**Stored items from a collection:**
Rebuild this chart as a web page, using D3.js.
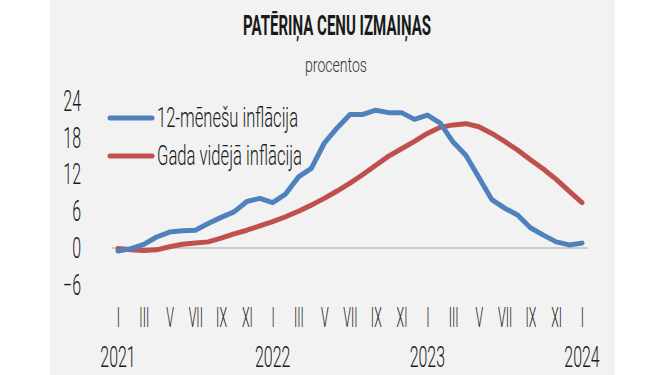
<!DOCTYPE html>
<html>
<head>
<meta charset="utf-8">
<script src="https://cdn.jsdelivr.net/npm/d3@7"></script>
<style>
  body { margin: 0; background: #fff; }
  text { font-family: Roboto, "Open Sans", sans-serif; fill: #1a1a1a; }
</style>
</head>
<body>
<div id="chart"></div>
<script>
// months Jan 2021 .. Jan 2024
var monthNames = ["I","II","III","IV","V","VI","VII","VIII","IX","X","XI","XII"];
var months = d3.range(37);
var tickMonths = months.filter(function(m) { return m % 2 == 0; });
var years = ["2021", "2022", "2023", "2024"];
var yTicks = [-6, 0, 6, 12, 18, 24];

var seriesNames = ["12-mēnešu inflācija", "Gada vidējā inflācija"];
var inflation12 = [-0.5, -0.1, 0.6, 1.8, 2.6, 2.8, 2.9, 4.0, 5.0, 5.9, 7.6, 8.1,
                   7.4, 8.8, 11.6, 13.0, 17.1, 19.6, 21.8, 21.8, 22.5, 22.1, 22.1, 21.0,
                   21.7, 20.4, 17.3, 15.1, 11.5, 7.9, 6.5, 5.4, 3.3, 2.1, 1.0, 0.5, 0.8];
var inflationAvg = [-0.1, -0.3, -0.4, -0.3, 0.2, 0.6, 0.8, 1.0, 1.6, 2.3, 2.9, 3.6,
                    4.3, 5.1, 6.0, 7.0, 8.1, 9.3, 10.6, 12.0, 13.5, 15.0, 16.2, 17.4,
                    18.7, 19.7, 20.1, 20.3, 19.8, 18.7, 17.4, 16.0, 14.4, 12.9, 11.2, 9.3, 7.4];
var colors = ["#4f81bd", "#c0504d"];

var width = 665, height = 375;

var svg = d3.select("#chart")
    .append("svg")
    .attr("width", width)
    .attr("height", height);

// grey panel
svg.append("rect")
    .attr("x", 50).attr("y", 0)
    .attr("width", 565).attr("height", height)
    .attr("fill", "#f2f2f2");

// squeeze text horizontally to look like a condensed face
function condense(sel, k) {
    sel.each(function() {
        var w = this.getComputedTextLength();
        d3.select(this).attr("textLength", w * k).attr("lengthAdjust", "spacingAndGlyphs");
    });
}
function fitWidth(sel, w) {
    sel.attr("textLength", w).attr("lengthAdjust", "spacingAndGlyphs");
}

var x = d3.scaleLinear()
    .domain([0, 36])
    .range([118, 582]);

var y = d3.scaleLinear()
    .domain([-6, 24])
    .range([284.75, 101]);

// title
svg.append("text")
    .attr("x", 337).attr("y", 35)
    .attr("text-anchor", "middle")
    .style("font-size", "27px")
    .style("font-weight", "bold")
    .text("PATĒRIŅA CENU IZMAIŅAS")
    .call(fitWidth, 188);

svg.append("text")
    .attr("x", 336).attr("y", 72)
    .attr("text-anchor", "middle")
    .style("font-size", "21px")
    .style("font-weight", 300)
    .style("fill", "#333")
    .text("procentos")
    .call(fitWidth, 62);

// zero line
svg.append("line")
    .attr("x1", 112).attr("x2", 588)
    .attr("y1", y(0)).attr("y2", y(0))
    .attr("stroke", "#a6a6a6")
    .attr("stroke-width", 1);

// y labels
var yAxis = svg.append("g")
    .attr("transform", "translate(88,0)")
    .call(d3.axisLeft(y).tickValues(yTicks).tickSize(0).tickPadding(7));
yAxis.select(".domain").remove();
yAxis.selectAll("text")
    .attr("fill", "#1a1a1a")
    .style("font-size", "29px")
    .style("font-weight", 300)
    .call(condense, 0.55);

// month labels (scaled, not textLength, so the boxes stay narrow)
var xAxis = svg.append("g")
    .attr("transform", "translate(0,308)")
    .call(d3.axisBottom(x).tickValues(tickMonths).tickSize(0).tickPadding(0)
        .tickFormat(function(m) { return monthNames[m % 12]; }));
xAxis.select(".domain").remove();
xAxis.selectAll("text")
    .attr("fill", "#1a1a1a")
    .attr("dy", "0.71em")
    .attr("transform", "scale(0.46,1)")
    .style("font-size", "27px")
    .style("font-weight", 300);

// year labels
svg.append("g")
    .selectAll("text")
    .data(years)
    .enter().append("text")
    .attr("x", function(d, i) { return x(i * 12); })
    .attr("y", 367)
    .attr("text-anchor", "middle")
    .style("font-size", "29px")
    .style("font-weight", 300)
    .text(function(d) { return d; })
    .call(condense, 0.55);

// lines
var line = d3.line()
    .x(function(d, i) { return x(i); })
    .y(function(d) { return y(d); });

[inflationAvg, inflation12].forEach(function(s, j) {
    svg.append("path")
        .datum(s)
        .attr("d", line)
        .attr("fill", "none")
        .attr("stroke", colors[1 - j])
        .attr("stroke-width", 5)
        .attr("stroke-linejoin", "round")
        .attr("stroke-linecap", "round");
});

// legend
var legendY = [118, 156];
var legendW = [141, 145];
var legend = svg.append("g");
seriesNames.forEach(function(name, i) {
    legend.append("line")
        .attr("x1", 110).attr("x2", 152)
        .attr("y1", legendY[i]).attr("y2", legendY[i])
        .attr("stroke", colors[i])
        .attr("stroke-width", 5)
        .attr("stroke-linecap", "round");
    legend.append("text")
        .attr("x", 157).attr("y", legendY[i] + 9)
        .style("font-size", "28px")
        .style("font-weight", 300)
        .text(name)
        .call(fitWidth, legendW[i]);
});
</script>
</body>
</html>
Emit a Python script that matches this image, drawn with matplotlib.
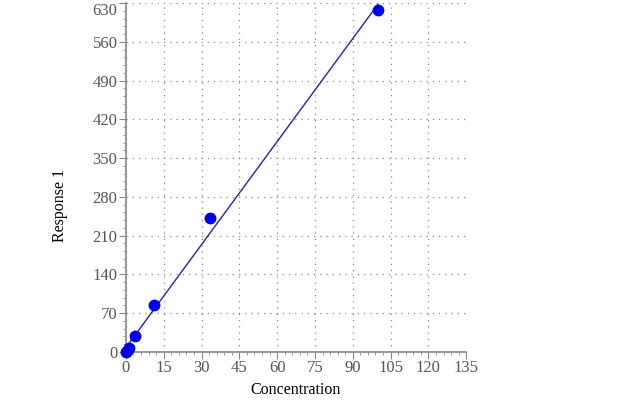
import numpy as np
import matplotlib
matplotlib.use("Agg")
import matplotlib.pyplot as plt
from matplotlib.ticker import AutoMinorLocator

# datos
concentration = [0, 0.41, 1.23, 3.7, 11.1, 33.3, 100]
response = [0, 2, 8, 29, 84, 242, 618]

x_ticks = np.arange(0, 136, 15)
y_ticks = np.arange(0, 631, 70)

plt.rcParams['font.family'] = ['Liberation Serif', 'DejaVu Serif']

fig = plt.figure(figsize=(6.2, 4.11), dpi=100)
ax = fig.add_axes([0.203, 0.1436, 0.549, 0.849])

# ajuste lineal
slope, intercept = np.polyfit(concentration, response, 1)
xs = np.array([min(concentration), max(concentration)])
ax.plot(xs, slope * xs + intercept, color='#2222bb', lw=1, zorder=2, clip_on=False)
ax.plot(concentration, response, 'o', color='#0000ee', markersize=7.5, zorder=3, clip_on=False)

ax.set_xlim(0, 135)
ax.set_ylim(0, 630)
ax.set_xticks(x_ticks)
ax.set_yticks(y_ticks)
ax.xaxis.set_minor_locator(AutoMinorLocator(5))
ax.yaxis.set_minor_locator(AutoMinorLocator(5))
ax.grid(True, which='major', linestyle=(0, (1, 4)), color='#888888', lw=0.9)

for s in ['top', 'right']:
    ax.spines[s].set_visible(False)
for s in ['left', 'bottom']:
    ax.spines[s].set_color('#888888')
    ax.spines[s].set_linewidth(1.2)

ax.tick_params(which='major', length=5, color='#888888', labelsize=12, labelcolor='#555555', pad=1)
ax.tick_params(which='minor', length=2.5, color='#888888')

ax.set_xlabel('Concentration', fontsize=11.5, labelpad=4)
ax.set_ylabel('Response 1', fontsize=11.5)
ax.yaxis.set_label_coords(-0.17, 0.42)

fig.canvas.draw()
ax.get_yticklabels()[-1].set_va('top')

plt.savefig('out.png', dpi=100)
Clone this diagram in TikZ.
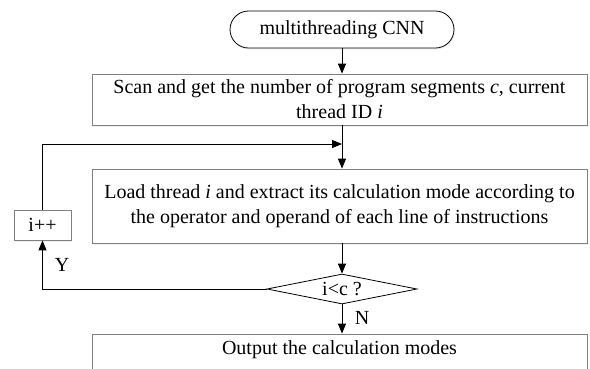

**Written problem:** Without the pictures, retype the whole of the material above exactly.

**Complete answer:**
Rebuild this chart as a web page, using D3.js.
<!DOCTYPE html>
<html>
<head>
<meta charset="utf-8">
<script src="https://cdn.jsdelivr.net/npm/d3@7"></script>
<style>
  body { margin: 0; background: #fff; }
  text { font-family: Roboto, "Open Sans", sans-serif; fill: #1a1a1a; }
</style>
</head>
<body>
<div id="chart"></div>
<script>
// months Jan 2021 .. Jan 2024
var monthNames = ["I","II","III","IV","V","VI","VII","VIII","IX","X","XI","XII"];
var months = d3.range(37);
var tickMonths = months.filter(function(m) { return m % 2 == 0; });
var years = ["2021", "2022", "2023", "2024"];
var yTicks = [-6, 0, 6, 12, 18, 24];

var seriesNames = ["12-mēnešu inflācija", "Gada vidējā inflācija"];
var inflation12 = [-0.5, -0.1, 0.6, 1.8, 2.6, 2.8, 2.9, 4.0, 5.0, 5.9, 7.6, 8.1,
                   7.4, 8.8, 11.6, 13.0, 17.1, 19.6, 21.8, 21.8, 22.5, 22.1, 22.1, 21.0,
                   21.7, 20.4, 17.3, 15.1, 11.5, 7.9, 6.5, 5.4, 3.3, 2.1, 1.0, 0.5, 0.8];
var inflationAvg = [-0.1, -0.3, -0.4, -0.3, 0.2, 0.6, 0.8, 1.0, 1.6, 2.3, 2.9, 3.6,
                    4.3, 5.1, 6.0, 7.0, 8.1, 9.3, 10.6, 12.0, 13.5, 15.0, 16.2, 17.4,
                    18.7, 19.7, 20.1, 20.3, 19.8, 18.7, 17.4, 16.0, 14.4, 12.9, 11.2, 9.3, 7.4];
var colors = ["#4f81bd", "#c0504d"];

var width = 665, height = 375;

var svg = d3.select("#chart")
    .append("svg")
    .attr("width", width)
    .attr("height", height);

// grey panel
svg.append("rect")
    .attr("x", 50).attr("y", 0)
    .attr("width", 565).attr("height", height)
    .attr("fill", "#f2f2f2");

// squeeze text horizontally to look like a condensed face
function condense(sel, k) {
    sel.each(function() {
        var w = this.getComputedTextLength();
        d3.select(this).attr("textLength", w * k).attr("lengthAdjust", "spacingAndGlyphs");
    });
}
function fitWidth(sel, w) {
    sel.attr("textLength", w).attr("lengthAdjust", "spacingAndGlyphs");
}

var x = d3.scaleLinear()
    .domain([0, 36])
    .range([118, 582]);

var y = d3.scaleLinear()
    .domain([-6, 24])
    .range([284.75, 101]);

// title
svg.append("text")
    .attr("x", 337).attr("y", 35)
    .attr("text-anchor", "middle")
    .style("font-size", "27px")
    .style("font-weight", "bold")
    .text("PATĒRIŅA CENU IZMAIŅAS")
    .call(fitWidth, 188);

svg.append("text")
    .attr("x", 336).attr("y", 72)
    .attr("text-anchor", "middle")
    .style("font-size", "21px")
    .style("font-weight", 300)
    .style("fill", "#333")
    .text("procentos")
    .call(fitWidth, 62);

// zero line
svg.append("line")
    .attr("x1", 112).attr("x2", 588)
    .attr("y1", y(0)).attr("y2", y(0))
    .attr("stroke", "#a6a6a6")
    .attr("stroke-width", 1);

// y labels
var yAxis = svg.append("g")
    .attr("transform", "translate(88,0)")
    .call(d3.axisLeft(y).tickValues(yTicks).tickSize(0).tickPadding(7));
yAxis.select(".domain").remove();
yAxis.selectAll("text")
    .attr("fill", "#1a1a1a")
    .style("font-size", "29px")
    .style("font-weight", 300)
    .call(condense, 0.55);

// month labels (scaled, not textLength, so the boxes stay narrow)
var xAxis = svg.append("g")
    .attr("transform", "translate(0,308)")
    .call(d3.axisBottom(x).tickValues(tickMonths).tickSize(0).tickPadding(0)
        .tickFormat(function(m) { return monthNames[m % 12]; }));
xAxis.select(".domain").remove();
xAxis.selectAll("text")
    .attr("fill", "#1a1a1a")
    .attr("dy", "0.71em")
    .attr("transform", "scale(0.46,1)")
    .style("font-size", "27px")
    .style("font-weight", 300);

// year labels
svg.append("g")
    .selectAll("text")
    .data(years)
    .enter().append("text")
    .attr("x", function(d, i) { return x(i * 12); })
    .attr("y", 367)
    .attr("text-anchor", "middle")
    .style("font-size", "29px")
    .style("font-weight", 300)
    .text(function(d) { return d; })
    .call(condense, 0.55);

// lines
var line = d3.line()
    .x(function(d, i) { return x(i); })
    .y(function(d) { return y(d); });

[inflationAvg, inflation12].forEach(function(s, j) {
    svg.append("path")
        .datum(s)
        .attr("d", line)
        .attr("fill", "none")
        .attr("stroke", colors[1 - j])
        .attr("stroke-width", 5)
        .attr("stroke-linejoin", "round")
        .attr("stroke-linecap", "round");
});

// legend
var legendY = [118, 156];
var legendW = [141, 145];
var legend = svg.append("g");
seriesNames.forEach(function(name, i) {
    legend.append("line")
        .attr("x1", 110).attr("x2", 152)
        .attr("y1", legendY[i]).attr("y2", legendY[i])
        .attr("stroke", colors[i])
        .attr("stroke-width", 5)
        .attr("stroke-linecap", "round");
    legend.append("text")
        .attr("x", 157).attr("y", legendY[i] + 9)
        .style("font-size", "28px")
        .style("font-weight", 300)
        .text(name)
        .call(fitWidth, legendW[i]);
});
</script>
</body>
</html>
Emit a Python script that matches this image, drawn with matplotlib.
import numpy as np
import matplotlib
matplotlib.use("Agg")
import matplotlib.pyplot as plt
from matplotlib.ticker import AutoMinorLocator

# datos
concentration = [0, 0.41, 1.23, 3.7, 11.1, 33.3, 100]
response = [0, 2, 8, 29, 84, 242, 618]

x_ticks = np.arange(0, 136, 15)
y_ticks = np.arange(0, 631, 70)

plt.rcParams['font.family'] = ['Liberation Serif', 'DejaVu Serif']

fig = plt.figure(figsize=(6.2, 4.11), dpi=100)
ax = fig.add_axes([0.203, 0.1436, 0.549, 0.849])

# ajuste lineal
slope, intercept = np.polyfit(concentration, response, 1)
xs = np.array([min(concentration), max(concentration)])
ax.plot(xs, slope * xs + intercept, color='#2222bb', lw=1, zorder=2, clip_on=False)
ax.plot(concentration, response, 'o', color='#0000ee', markersize=7.5, zorder=3, clip_on=False)

ax.set_xlim(0, 135)
ax.set_ylim(0, 630)
ax.set_xticks(x_ticks)
ax.set_yticks(y_ticks)
ax.xaxis.set_minor_locator(AutoMinorLocator(5))
ax.yaxis.set_minor_locator(AutoMinorLocator(5))
ax.grid(True, which='major', linestyle=(0, (1, 4)), color='#888888', lw=0.9)

for s in ['top', 'right']:
    ax.spines[s].set_visible(False)
for s in ['left', 'bottom']:
    ax.spines[s].set_color('#888888')
    ax.spines[s].set_linewidth(1.2)

ax.tick_params(which='major', length=5, color='#888888', labelsize=12, labelcolor='#555555', pad=1)
ax.tick_params(which='minor', length=2.5, color='#888888')

ax.set_xlabel('Concentration', fontsize=11.5, labelpad=4)
ax.set_ylabel('Response 1', fontsize=11.5)
ax.yaxis.set_label_coords(-0.17, 0.42)

fig.canvas.draw()
ax.get_yticklabels()[-1].set_va('top')

plt.savefig('out.png', dpi=100)
Clone this diagram in TikZ.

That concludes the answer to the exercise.